Company director grants loan to own company
Loans which directors-cum-controlling shareholders grant to their own private limited-liability companies come under the “business use scheme”. The interest on the loan the company has to pay qualifies for tax relief at the level of the company while being liable for progressive taxation at that of the director. In the event of the company not or no longer being able to perform in terms of interest payment and redemption, the director has the option of proceeding with the downward revaluation of the loan against his or her own income, which would not have been possible had it been a non-arm’s length loan arrangement (i.e. entailing the sort of bad debt risk for the director that no independent third party would have agreed to). The problem is that the director is more closely involved than anyone else in the goings-on at the level of his or her company and will thus be more willing than any third party to extend a loan to his or her company or warrant the company’s performance in a bank loan context.
The arm’s length nature of a loan is affected by the ratio between the loan and the company’s equity, and by the term, the redemption commitments, the interest rate, the subordinated status of the loan compared with the company’s other liabilities and the security that has been put up.

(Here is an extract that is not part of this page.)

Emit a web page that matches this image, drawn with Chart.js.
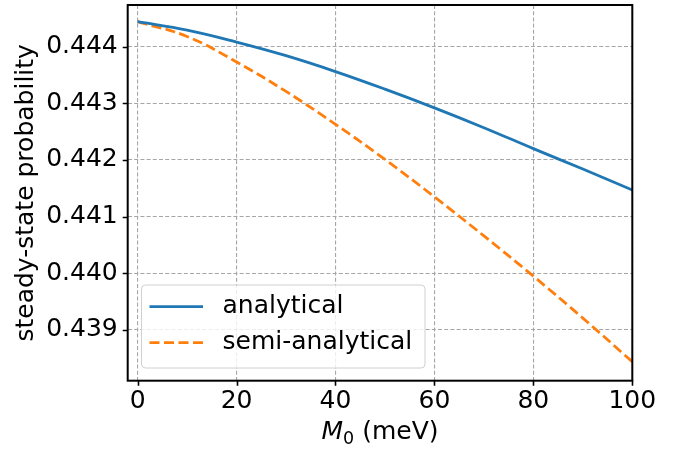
<!DOCTYPE html>
<html>
<head>
<meta charset="utf-8">
<script src="https://cdn.jsdelivr.net/npm/chart.js@4/dist/chart.umd.min.js"></script>
<style>
  html, body { margin: 0; padding: 0; background: #fff; }
  canvas { display: block; }
</style>
</head>
<body>
<canvas id="chart" width="679" height="451"></canvas>
<script>
// values
const m0Values = [0, 10, 20, 30, 40, 50, 60, 70, 80, 90, 100];
const analytical = [0.44444, 0.44429, 0.44408, 0.44384, 0.44356, 0.44325, 0.44292, 0.44257, 0.44220, 0.44184, 0.44147];
const semiAnalytical = [0.44444, 0.44418, 0.44373, 0.44321, 0.44263, 0.44201, 0.44135, 0.44066, 0.43995, 0.43921, 0.43844];
const xTicks = [0, 20, 40, 60, 80, 100];
const yTicks = [0.439, 0.440, 0.441, 0.442, 0.443, 0.444];

const FONT = 'DejaVu Sans';
const FS = 25;
const gridColor = '#a6a6a6';

// frame, tick marks, axis label and legend like matplotlib
const decorPlugin = {
    id: 'decor',
    afterDraw(chart) {
        const ctx = chart.ctx;
        const a = chart.chartArea;
        const xs = chart.scales.x, ys = chart.scales.y;
        ctx.save();

        // ticks
        ctx.strokeStyle = '#000';
        ctx.lineWidth = 1.6;
        ctx.beginPath();
        xTicks.forEach(v => {
            const px = Math.round(xs.getPixelForValue(v)) + 0.5;
            ctx.moveTo(px, a.bottom);
            ctx.lineTo(px, a.bottom + 5);
        });
        yTicks.forEach(v => {
            const py = Math.round(ys.getPixelForValue(v)) + 0.5;
            ctx.moveTo(a.left, py);
            ctx.lineTo(a.left - 5, py);
        });
        ctx.stroke();

        // frame
        ctx.lineWidth = 2;
        ctx.strokeRect(a.left, a.top, a.right - a.left, a.bottom - a.top);

        // x axis label: M_0 (meV)
        ctx.fillStyle = '#000';
        ctx.textBaseline = 'alphabetic';
        const big = FS + 'px "' + FONT + '"';
        const itl = 'italic ' + FS + 'px "' + FONT + '"';
        const small = '17.5px "' + FONT + '"';
        ctx.font = itl;
        const wM = ctx.measureText('M').width;
        ctx.font = small;
        const w0 = ctx.measureText('0').width;
        ctx.font = big;
        const wRest = ctx.measureText(' (meV)').width;
        const total = wM + w0 + wRest;
        let tx = (a.left + a.right) / 2 - total / 2;
        const base = 439;
        ctx.textAlign = 'left';
        ctx.font = itl;
        ctx.fillText('M', tx, base);
        tx += wM;
        ctx.font = small;
        ctx.fillText('0', tx, base + 5);
        tx += w0;
        ctx.font = big;
        ctx.fillText(' (meV)', tx, base);

        // legend
        const lx = 141.5, ly = 285, lw = 283.5, lh = 83;
        ctx.beginPath();
        ctx.roundRect(lx, ly, lw, lh, 4);
        ctx.fillStyle = 'rgba(255,255,255,0.8)';
        ctx.fill();
        ctx.strokeStyle = '#d0d0d0';
        ctx.lineWidth = 1;
        ctx.stroke();

        const rows = [306.7, 342.7];
        chart.data.datasets.forEach((ds, i) => {
            const y = rows[i];
            ctx.beginPath();
            ctx.strokeStyle = ds.borderColor;
            ctx.lineWidth = ds.borderWidth;
            ctx.setLineDash(ds.borderDash || []);
            ctx.moveTo(149.5, y);
            ctx.lineTo(203, y);
            ctx.stroke();
            ctx.setLineDash([]);
            ctx.fillStyle = '#000';
            ctx.font = big;
            ctx.textBaseline = 'middle';
            ctx.fillText(ds.label, 222.5, y);
        });

        ctx.restore();
    }
};

const toPoints = vals => m0Values.map((x, i) => ({ x: x, y: vals[i] }));

new Chart(document.getElementById('chart'), {
    type: 'line',
    data: {
        datasets: [
            {
                label: 'analytical',
                data: toPoints(analytical),
                borderColor: '#1f77b4',
                borderWidth: 2.8,
                pointRadius: 0,
                tension: 0.4,
                fill: false
            },
            {
                label: 'semi-analytical',
                data: toPoints(semiAnalytical),
                borderColor: '#ff7f0e',
                borderWidth: 2.8,
                borderDash: [10, 4.5],
                pointRadius: 0,
                tension: 0.4,
                fill: false
            }
        ]
    },
    options: {
        responsive: false,
        animation: false,
        devicePixelRatio: 1,
        layout: { padding: { left: 0, right: 46.7, top: 5, bottom: 0 } },
        plugins: {
            legend: { display: false },
            tooltip: { enabled: false }
        },
        scales: {
            x: {
                type: 'linear',
                min: -2,
                max: 100,
                afterBuildTicks: s => { s.ticks = xTicks.map(v => ({ value: v })); },
                afterFit: s => {
                    s.height = 70.3;
                    s.paddingLeft = 0;
                    s.paddingRight = 0;
                },
                grid: {
                    color: gridColor,
                    lineWidth: 1.1,
                    drawTicks: false
                },
                border: { display: false, dash: [4, 2.2] },
                ticks: {
                    color: '#000',
                    font: { family: FONT, size: FS },
                    padding: 6,
                    maxRotation: 0,
                    callback: v => String(v)
                }
            },
            y: {
                type: 'linear',
                min: 0.438105,
                max: 0.444735,
                afterBuildTicks: s => { s.ticks = yTicks.map(v => ({ value: v })); },
                afterFit: s => {
                    s.width = 127.7;
                    s.paddingTop = 0;
                    s.paddingBottom = 0;
                },
                grid: {
                    color: gridColor,
                    lineWidth: 1.1,
                    drawTicks: false
                },
                border: { display: false, dash: [4, 2.2] },
                ticks: {
                    color: '#000',
                    font: { family: FONT, size: FS },
                    padding: 10,
                    callback: v => v.toFixed(3)
                },
                title: {
                    display: true,
                    text: 'steady-state probability',
                    color: '#000',
                    font: { family: FONT, size: FS },
                    padding: { top: 11, bottom: 0 }
                }
            }
        }
    },
    plugins: [decorPlugin]
});
</script>
</body>
</html>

N.B. Affiliated companies are not immune to the phenomenon of non-arm’s length loans, e.g. a parent company may have extended a loan to one of its subsidiaries or two sister companies may have concluded a lending-borrowing arrangement between them.
Tip: Make sure that the loan you extend to your company is concluded on an arm’s length basis. Prepare a proper loan agreement containing arm’s length repayment conditions. Do not forget to insist on security being put up, and by all means make such tweaks to your loan agreements as may be called for.
N.B. It is equally important that you should adhere to the arm’s length principle when standing surety for your company’s debts.
It goes without saying that the arrangements between the lender and the borrower have to be complied with. In the inadvertent event of the company ceasing to perform, this would cause the loan to be seen in a different light, with the risk that the tax authorities might belatedly brand it as having been concluded on non-arm’s length terms.